> _What needs to be done_
Please print exactly the lines below, from the start of the material up to and including the line with "import numpy as np", but none of the pictures.
— Begin Collected material —
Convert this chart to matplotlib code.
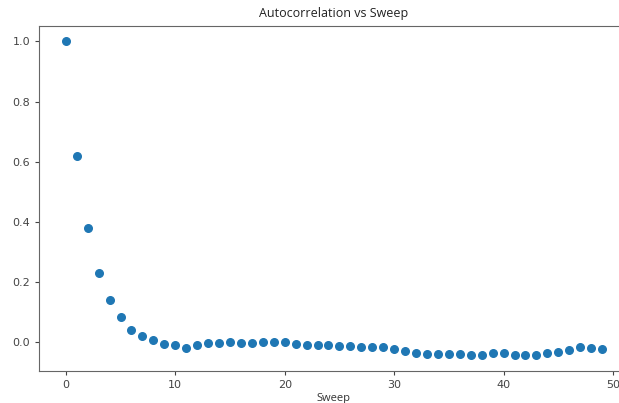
import matplotlib

matplotlib.use("Agg")
import matplotlib.pyplot as plt
import numpy as np

# autocorrelation, one value per sweep lag
sweeps = np.arange(50)
autocorr = [
    1.000, 0.619, 0.379, 0.230, 0.139, 0.082, 0.040, 0.019, 0.006, -0.008,
    -0.012, -0.020, -0.012, -0.005, -0.005, -0.002, -0.005, -0.005, -0.002, 0.001,
    -0.002, -0.007, -0.009, -0.009, -0.009, -0.013, -0.013, -0.017, -0.017, -0.017,
    -0.023, -0.030, -0.037, -0.040, -0.040, -0.040, -0.040, -0.044, -0.043, -0.037,
    -0.037, -0.044, -0.044, -0.043, -0.037, -0.033, -0.027, -0.017, -0.020, -0.023,
]

x_ticks = [0, 10, 20, 30, 40, 50]
y_ticks = [0.0, 0.2, 0.4, 0.6, 0.8, 1.0]


def main() -> None:
    figure = plt.figure(figsize=(6.19, 4.03), dpi=100)
    # the reference is cropped so the right spine falls just off the canvas
    axis = figure.add_axes([0.063, 0.080, 0.953, 0.856])

    axis.scatter(sweeps, autocorr, s=30, color="#1f77b4")

    axis.set_xticks(x_ticks)
    axis.set_yticks(y_ticks)
    axis.set_yticklabels([f"{v:.1f}" for v in y_ticks])
    axis.tick_params(labelsize=8, colors="#444444", length=3)
    for spine in axis.spines.values():
        spine.set_color("#666666")

    axis.set_title("Autocorrelation vs Sweep", fontsize=9, family="Open Sans", color="#222222")
    axis.set_xlabel("Sweep", fontsize=8, family="Open Sans", color="#333333", labelpad=2)

    figure.savefig("out.png", dpi=100)
    plt.close(figure)


if __name__ == "__main__":
    main()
— End Collected material —
> _Solution to the problem_
Convert this chart to matplotlib code.
import matplotlib

matplotlib.use("Agg")
import matplotlib.pyplot as plt
import numpy as np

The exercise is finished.